My comments were widely published, including on the BBC News website, Wales Online (and in the Western Mail), the i Paper, Daily Mail, Wrexham.com, The Leader, County Times, Cambrian News, MyWelshpool and MyNewtown. 

I then spoke in a Westminster Hall Debate on May 7, again calling on the government to drop the cuts, and advocating for wealth taxes as a means of properly funding public services. 

On May 8, I co-signed a letter alongside 41 other MPs calling the plans impossible to support and demanding a change in direction.

Please read below my feelings on the policy in more detail:

I cannot support disability benefit cuts
I cannot support disability benefit cuts

This was originally published in the Cambrian News, 7 May 2025, and can be found here.

In recent weeks, I have received correspondence from hundreds of constituents who are deeply alarmed by the government’s plans to cut disability benefits.

In March, the Department for Work and Pensions published a Green Paper outlining these plans.

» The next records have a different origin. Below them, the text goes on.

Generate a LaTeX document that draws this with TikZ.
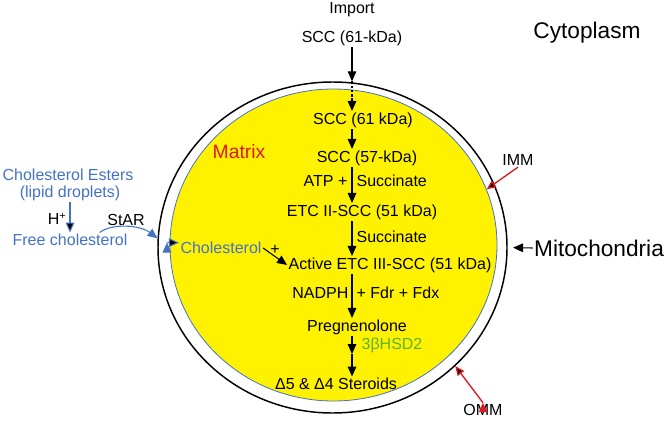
\documentclass[tikz,border=0pt]{standalone}
\usepackage{fontspec}
\setmainfont{Liberation Sans}
\usepackage{xcolor}
\usepackage{tikz}
\usetikzlibrary{arrows.meta}
\usetikzlibrary{shapes.geometric}
\usetikzlibrary{positioning}
\definecolor{cholblue}{RGB}{68,114,196}
\definecolor{matred}{RGB}{222,24,30}
\definecolor{hsdgreen}{RGB}{96,178,52}
\tikzset{
     txt/.style={
           font=\fontsize{12}{14}\selectfont,
           inner sep=1pt,
           },
     bigtxt/.style={
           font=\fontsize{17}{20}\selectfont,
           inner sep=1pt,
           },
     pathway/.style={
           -{Triangle[length=7.5pt,width=6.5pt]},
           line width=0.8pt,
           },
     bluflow/.style={
           pathway,
           draw=cholblue,
           %fill=cholblue,
           },
     pointer/.style={
           -{Triangle[length=7pt,width=6pt]},
           line width=1pt,
           draw=matred,
           },
}

\begin{document}
\begin{tikzpicture}[x=0.75pt,y=-0.75pt]
	\useasboundingbox (0,0) rectangle (666,424);
	\coordinate (axis) at (352,0);

	%membranes
	\node[ellipse, draw=black, line width=1.1pt, inner sep=0pt,
		minimum width=261.75pt, minimum height=248.25pt] (omm) at (332.5,247.5) {};
	\node[ellipse, draw=cholblue, fill=yellow, line width=0.6pt, inner sep=0pt,
		minimum width=245.25pt, minimum height=234pt] (imm) at (333.5,245) {};

	%outside
	\node[txt] (import) at (352,10) {Import};
	\node[txt] (scc0) at (352,38) {SCC (61-kDa)};
	\node[bigtxt] (cyto) at (587,33) {Cytoplasm};
	\node[bigtxt] (mito) at (599,248) {Mitochondria};
	\node[txt] (immlbl) at (518,160) {IMM};
	\node[txt] (ommlbl) at (483,410) {OMM};

	\node[txt, text=cholblue] (esters) at (68,175) {Cholesterol Esters};
	\node[txt, text=cholblue] (lipid) at (70,193) {(lipid droplets)};
	\node[txt] (hplus) at (57,219) {H\textsuperscript{+}};
	\node[txt, text=cholblue] (free) at (70,240) {Free cholesterol};
	\node[txt] (star) at (126,220) {StAR};

	%matrix
	\node[txt, font=\fontsize{14.5}{17}\selectfont, text=matred] (matrix) at (239,152) {Matrix};
	\node[txt] (scc1) at (363,120) {SCC (61 kDa)};
	\node[txt] (scc2) at (367,158) {SCC (57-kDa)};
	\node[txt, anchor=east] (atp) at (349,181) {ATP +};
	\node[txt, anchor=west] (succ1) at (355,181) {Succinate};
	\node[txt] (etc2) at (362,212) {ETC II-SCC (51 kDa)};
	\node[txt, anchor=west] (succ2) at (355,237) {Succinate};
	\node[txt, text=cholblue] (chol) at (221,248) {Cholesterol};
	\node[txt] (cplus) at (275,250) {+};
	\node[txt] (active) at (390,265) {Active ETC III-SCC (51 kDa)};
	\node[txt, anchor=east] (nadph) at (350,293) {NADPH};
	\node[txt, anchor=west] (fdx) at (355,293) {+ Fdr + Fdx};
	\node[txt] (preg) at (357,327) {Pregnenolone};
	\node[txt, anchor=west, text=hsdgreen] (hsd) at (360,345) {3βHSD2};
	\coordinate (hsdmid) at (352,354);
	\node[txt] (steroids) at (336,384) {Δ5 \& Δ4 Steroids};

	%EDGES

	\path[pathway]	(scc0.south -| axis) edge (axis |- omm.north)
			(scc1.south -| axis) edge (scc2.north -| axis)
			(scc2.south -| axis) edge (etc2.north -| axis)
			(etc2.south -| axis) edge (active.north -| axis)
			(active.south -| axis) edge (preg.north -| axis)
			(preg.south -| axis) edge (hsdmid)
			(hsdmid) edge (steroids.north -| axis)
			(chol.east) edge (active.west);
	\path[pathway, dash pattern=on 2pt off 1.2pt]	(axis |- omm.north) edge (scc1.north -| axis);
	\path[pathway, shorten >=4pt]	(mito.west) edge (omm.east);

	\path[bluflow]	(lipid.south) edge (free.north)
			([xshift=-9pt,yshift=4pt]chol.west) edge ([yshift=4pt]chol.west);
	\draw[bluflow]	([xshift=-22pt]free.north east) .. controls (112,223) and (140,225) .. (omm.177);

	\path[pointer]	(immlbl.south) edge (imm.20)
			(ommlbl.north) edge (omm.-44);

\end{tikzpicture}
\end{document}
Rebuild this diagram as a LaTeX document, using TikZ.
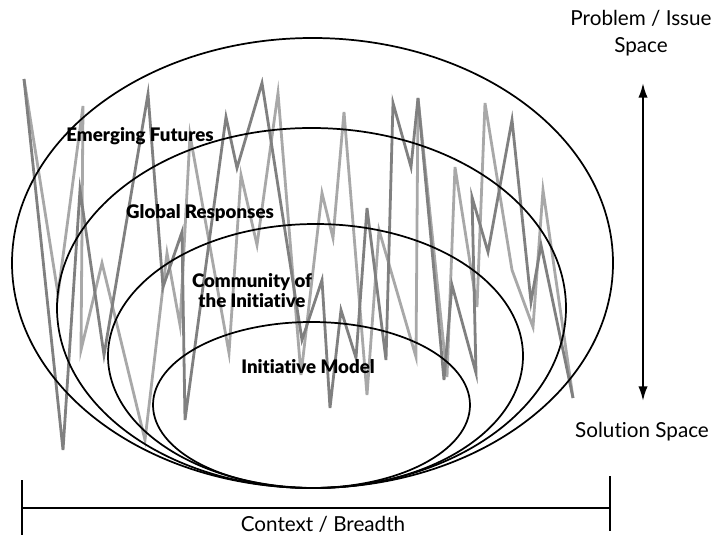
\documentclass[tikz,border=0pt]{standalone}
\usepackage{fontspec}
\setmainfont{Lato}[Ligatures=NoCommon]
\newfontfamily\heavyfont{Lato Black}[Ligatures=NoCommon]
\usepackage{tikz}
\usetikzlibrary{arrows.meta, positioning}

\begin{document}
\begin{tikzpicture}[x=0.75pt,y=0.75pt,yscale=-1,xscale=1,
	darkzig/.style={color={rgb, 255:red, 128; green, 128; blue, 128 }, line width=2.1},
	lightzig/.style={color={rgb, 255:red, 168; green, 168; blue, 168 }, line width=2.1},
	ring/.style={line width=1.3},
	lvl/.style={font=\fontsize{14}{14.5}\selectfont\heavyfont, align=center},
	axislbl/.style={font=\fontsize{15.5}{20}\selectfont, align=center}]
			\useasboundingbox (0,0) rectangle (715,535);
			
			%Straight Lines (light zigzag)
			\draw [lightzig] (24,79) -- (58,294) -- (83,106) -- (81,350) -- (102,263) -- (145,440) -- (167,253) -- (180,325) -- (190,135) -- (229,353) -- (241,175) -- (257,245) -- (278,93) -- (301,375) -- (322,193) -- (333,238) -- (344,112) -- (367,395) -- (379,230) -- (416,357) -- (418,98) -- (447,377) -- (455,167) -- (477,307) -- (485,103) -- (512,270) -- (533,327) -- (543,190) -- (573,398) ;
			%Straight Lines (dark zigzag)
			\draw [darkzig] (24,79) -- (63,450) -- (80,190) -- (104,355) -- (148,94) -- (163,287) -- (182,232) -- (185,420) -- (226,117) -- (237,168) -- (262,83) -- (302,340) -- (322,280) -- (330,408) -- (341,310) -- (356,358) -- (367,208) -- (386,360) -- (393,103) -- (411,167) -- (418,98) -- (444,380) -- (452,285) -- (476,373) -- (472,197) -- (488,252) -- (512,120) -- (531,302) -- (541,245) -- (573,398) ;
			
			%Shape: Ellipse
			\draw [ring] (312.5,263) ellipse [x radius=300.5, y radius=225] ;
			%Shape: Ellipse
			\draw [ring] (311.5,308) ellipse [x radius=254.5, y radius=180] ;
			%Shape: Ellipse
			\draw [ring] (315.5,356) ellipse [x radius=207.5, y radius=132] ;
			%Shape: Ellipse
			\draw [ring] (311.5,405) ellipse [x radius=158.5, y radius=83] ;
			
			%Straight Lines [vertical arrow]
			\coordinate (probtop) at (643,83);
			\coordinate (solbot) at (643,401);
			\draw [line width=1.5, {Latex[length=11,width=7]}-{Latex[length=11,width=7]}] (probtop) -- (solbot) ;
			
			%Straight Lines [breadth bar]
			\coordinate (barleft) at (22,508);
			\coordinate (barright) at (610,508);
			\draw [line width=1.6] (barleft) -- (barright) ;
			\draw [line width=1.6] ([yshift=-21]barleft) -- ([yshift=20]barleft) ;
			\draw [line width=1.6] ([yshift=-24]barright) -- ([yshift=17]barright) ;
			
			% Text Node
			\draw (140,136) node (emerging) [lvl] {Emerging Futures};
			% Text Node
			\draw (200,213) node (global) [lvl] {Global Responses};
			% Text Node
			\draw (252,290.5) node (community) [lvl] {Community of\\the Initiative};
			% Text Node
			\draw (308,367) node (initiative) [lvl] {Initiative Model};
			% Text Node
			\draw (641,33) node (problem) [axislbl] {Problem / Issue\\Space};
			% Text Node
			\draw (642,432) node (solution) [axislbl] {Solution Space};
			% Text Node
			\draw (323,524) node (breadth) [axislbl] {Context / Breadth};
			
\end{tikzpicture}
\end{document}
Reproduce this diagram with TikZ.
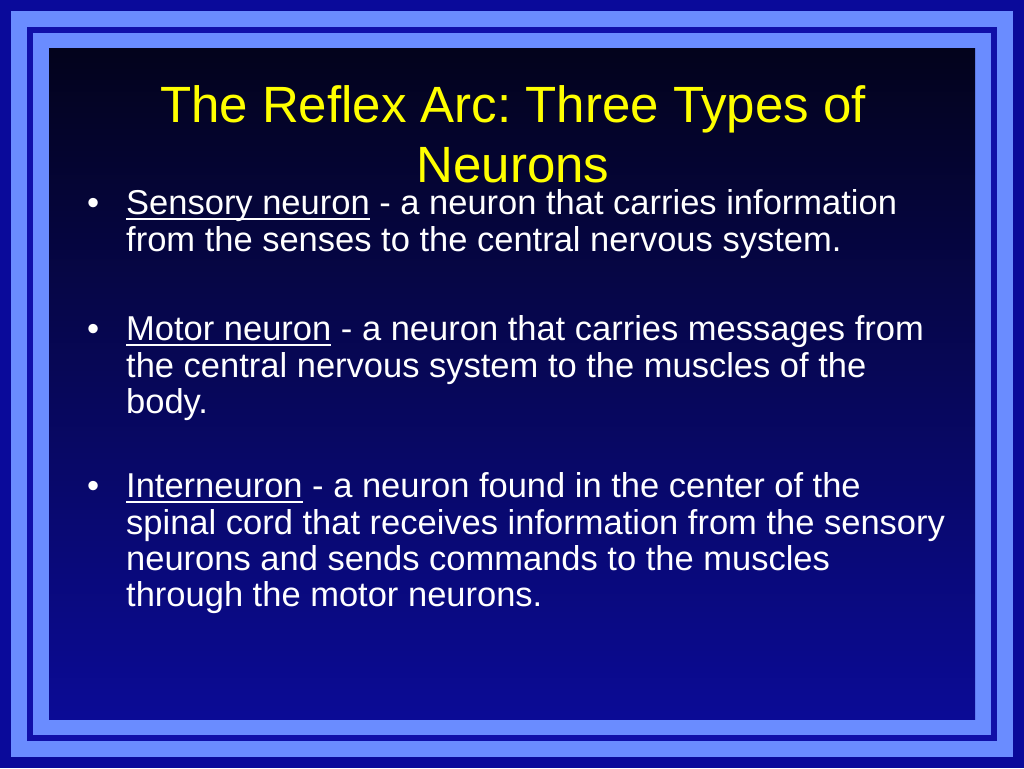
\documentclass[tikz,border=0pt]{standalone}
\usepackage{fontspec}
\setmainfont{Liberation Sans}
\frenchspacing
\newcommand\myul[1]{\setbox0\hbox{#1}\rlap{\vrule width \wd0 height -3.6pt depth 5.8pt}\box0}
\definecolor{outerblue}{HTML}{0A0A9A}
\definecolor{lightband}{HTML}{6A8CFF}
\definecolor{midband}{HTML}{1010A8}
\definecolor{topdark}{HTML}{03031C}
\definecolor{botblue}{HTML}{0B0B96}
\definecolor{titleyellow}{HTML}{FFFF00}
\tikzset{
  body/.style={anchor=base west,text=white,font=\fontsize{34.5}{37}\selectfont,inner sep=0pt},
  bul/.style={anchor=base west,text=white,font=\fontsize{34.5}{37}\selectfont,inner sep=0pt},
  ttl/.style={anchor=base,text=titleyellow,font=\fontsize{51}{60}\selectfont,inner sep=0pt}
}
\begin{document}
\begin{tikzpicture}[x=1pt,y=-1pt]
\useasboundingbox (0,0) rectangle (1024,768);
\fill[outerblue] (0,0) rectangle (1024,768);
\fill[lightband] (11,11) rectangle (1013,757);
\fill[midband] (27,27) rectangle (997,741);
\fill[lightband] (33,33) rectangle (991,735);
\shade[top color=topdark,bottom color=botblue] (49,49) rectangle (975,719);
\node[ttl] (t1) at (513,122) {The Reflex Arc: Three Types of};
\node[ttl] (t2) at (513,182) {Neurons};
\node[bul] (b1) at (87,214) {•};
\node[body] (s1) at (126,214) {\myul{Sensory neuron}\ - a neuron that carries information};
\node[body] (s2) at (126,251) {from the senses to the central nervous system.};
\node[bul] (b2) at (87,340) {•};
\node[body] (m1) at (126,340) {\myul{Motor neuron}\ - a neuron that carries messages from};
\node[body] (m2) at (126,377) {the central nervous system to the muscles of the};
\node[body] (m3) at (126,413) {body.};
\node[bul] (b3) at (87,497) {•};
\node[body] (i1) at (126,497) {\myul{Interneuron}\ - a neuron found in the center of the};
\node[body] (i2) at (126,534) {spinal cord that receives information from the sensory};
\node[body] (i3) at (126,570) {neurons and sends commands to the muscles};
\node[body] (i4) at (126,606) {through the motor neurons.};
\end{tikzpicture}
\end{document}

There are some welcome changes in the Green Paper, including abolishing three-yearly assessments for the most severely disabled, proposals on Unemployment Insurance, a billion pounds for helping people get work, no freeze in PIP, the ruling out of the voucher system the Tories desired and a ‘Right to Try’, allowing disabled people to see how they cope with work without losing their support.

The big picture, however, is that these changes will pull the rug out from under many of my disabled constituents at a time when the poorest and sickest in society face awful pressure on their living standards.

Through changing the points scoring system, there will be a significant cut in the number of people eligible for Personal Independence Payments (PIP). Many who already qualify for PIP will stop receiving it.

I was a secondary school teacher for 20 years and an elected trade union rep since the age of 28. I know that honest work is a source of dignity and pride.

This is true for disabled people as much as anyone else. It is also true that the benefits system helps those who can’t work go about their lives with dignity too.

We do have a responsibility to encourage people back into work when ever-increasing numbers of people drop out of the workforce due to ill health. Mental health problems are the single biggest driver of this rise and represent the largest contingent of PIP recipients too.

Around a quarter of working age people are no longer in work. This needs to be addressed. But the way to address is it not by further penalising the people who need the most help.

There are 275,000 PIP recipients in Wales. That is around one in seven working age people, a higher proportion per head than in England. 7,367 of these are within Montgomeryshire and Glyndŵr. Again, we face the sharp end of austerity.

When the richest 10% of people own 57% of the wealth in the UK, further penalising the vulnerable seems patently unjust and fundamentally incompatible with Labour values. As such, I will be voting against these cuts.

There are alternatives available for the government to meet its fiscal rules, not least taxes on extreme wealth, without which we will simply see the yawning gap between the ultra-rich and everybody else continue to widen.

Without taking steps to address this we will be having the same debates in five, ten, fifteen years’ time, as wealth continues to flow away from the state and from ordinary people.

I did not stand to be the MP for Montgomeryshire and Glyndŵr to make my disabled constituent’s lives harder. That is why I will be voting against the government over these plans.